Celebrate, Collaborate, Concerto! Dean Billmeyer and GTCYS Symphony

April 14, 2023

Check out these featured facts before the GTCYS Symphony Celebrating Dean Billmeyer
performance in-person and livestream Apr 18 and on-demand through Apr 23.

Dean Billmeyer smiling in a light

Billmeyer’s Four Decades

Award-winning organist Dean Billmeyer celebrates his forty-first (and final!) year as the University Organist and Professor of Music at the University of Minnesota.

International Acclaim

Professor Billmeyer’s many accomplishments range from prizes at the Dublin International Organ Festival Competition, in 1980 and 1988, to being nominated for the “Preis der Deutschen Schallplattenkritik”, for one of the best classical recordings in Germany in 2018 with a recording entitled Straube Plays Bach.
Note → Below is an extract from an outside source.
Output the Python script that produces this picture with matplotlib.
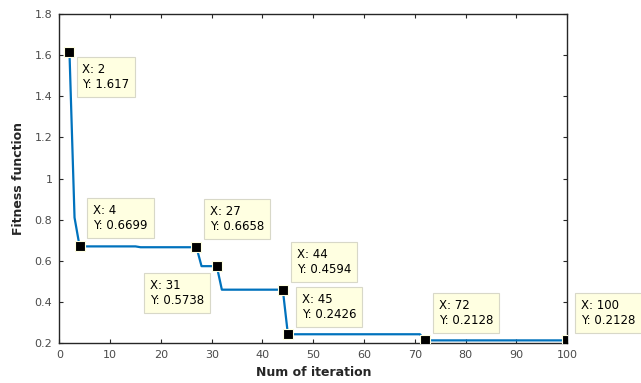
#!/usr/bin/env python

from matplotlib import pyplot as plt
from matplotlib.ticker import FuncFormatter

# convergence curve (breakpoints)
iteration = [2, 3, 4, 15, 16, 27, 28, 31, 32, 44, 45, 71, 72, 100]
fitness = [1.617, 0.81, 0.6699, 0.6699, 0.6658, 0.6658, 0.5738, 0.5738,
           0.4594, 0.4594, 0.2426, 0.2426, 0.2128, 0.2128]

# data tips shown on the curve
tip_x = [2, 4, 27, 31, 44, 45, 72, 100]
tip_y = [1.617, 0.6699, 0.6658, 0.5738, 0.4594, 0.2426, 0.2128, 0.2128]

x_ticks = list(range(0, 101, 10))
y_ticks = [0.2, 0.4, 0.6, 0.8, 1.0, 1.2, 1.4, 1.6, 1.8]

# label placement for each tip: (dx, dy) in pixels, ha, va
tip_place = [(13, -11, 'left', 'top'),
             (13.5, 14, 'left', 'bottom'),
             (13.5, 14, 'left', 'bottom'),
             (-13, -13, 'right', 'top'),
             (14, 14, 'left', 'bottom'),
             (14, 13, 'left', 'bottom'),
             (13.5, 13, 'left', 'bottom'),
             (14, 13, 'left', 'bottom')]

axcol = '#262626'

fig = plt.figure(figsize=(6.41, 3.83), dpi=100)
ax = fig.add_axes([0.0925, 0.1044, 0.7925, 0.859])

ax.plot(iteration, fitness, color='#0072BD', linewidth=1.6, zorder=2)
ax.plot(tip_x, tip_y, linestyle='none', marker='s', markersize=6.8,
        markerfacecolor='black', markeredgecolor='#FFFFE1',
        markeredgewidth=0.8, zorder=4)

for tx, ty, (dx, dy, ha, va) in zip(tip_x, tip_y, tip_place):
    ax.annotate('X: %g\nY: %g' % (tx, ty), xy=(tx, ty),
                xytext=(dx, dy), textcoords='offset pixels',
                ha=ha, va=va, multialignment='left', fontsize=8.5,
                color='black', annotation_clip=False, zorder=5,
                bbox=dict(boxstyle='square,pad=0.5', facecolor='#FFFFE1',
                          edgecolor='#D8D8C8', linewidth=0.8))

ax.set_xlim(0, 100)
ax.set_ylim(0.2, 1.8)
ax.set_xticks(x_ticks)
ax.set_yticks(y_ticks)
ax.yaxis.set_major_formatter(FuncFormatter(lambda v, p: '%g' % round(v, 2)))

ax.tick_params(direction='in', length=3, width=0.8, top=True, right=True,
               labelsize=8, colors=axcol, labelcolor='#4a4a4a', pad=5)
for s in ax.spines.values():
    s.set_color(axcol)
    s.set_linewidth(1.0)

ax.set_xlabel('Num of iteration', fontsize=9, fontweight='bold', color=axcol,
              labelpad=4)
ax.set_ylabel('Fitness function', fontsize=9, fontweight='bold', color=axcol,
              labelpad=7)

plt.savefig('out.png', dpi=100)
Greater Twin Cities Youth Symphonies

GTCYS’ Impact

Greater Twin Cities Youth Symphonies (GTCYS) has opened doors to music learning since 1972, providing a pathway for over 16,000 student participants of all ages, abilities, and backgrounds.

Francis Poulenc

Popular Poulenc

Composed between 1934 and 1938, Francis Poulenc’s Concerto Pour Orgue, Cordes et Timbales (Concerto for Organ, Timpani, and Strings) is one of the most frequently performed works of its kind outside the Baroque period.

The Northrop Organ

“The King of Instruments”

Billmeyer notes, “Poulenc was aware of the difficulties involved in combining ‘The King of Instruments’ with a symphony orchestra—his solution was to score the work for a string orchestra, only adding tympani for rhythmic incisiveness. The enormous range of colors at Northrop's historic Aeolian-Skinner organ, as well as our instrument's grandeur, give this work a wonderful sense of both monumentality and exquisite beauty.”

Astronaut Neil Armstrong on the moon

A New Meaning to New World Symphony

Antonín Dvořák composed From The New World in 1893 while directing the National Conservatory of Music in America and completed it in Spillville, IA. Astronaut Neil Armstrong brought the popularity of this music (literally) to new heights when he took a recording of the symphony to the moon in 1969.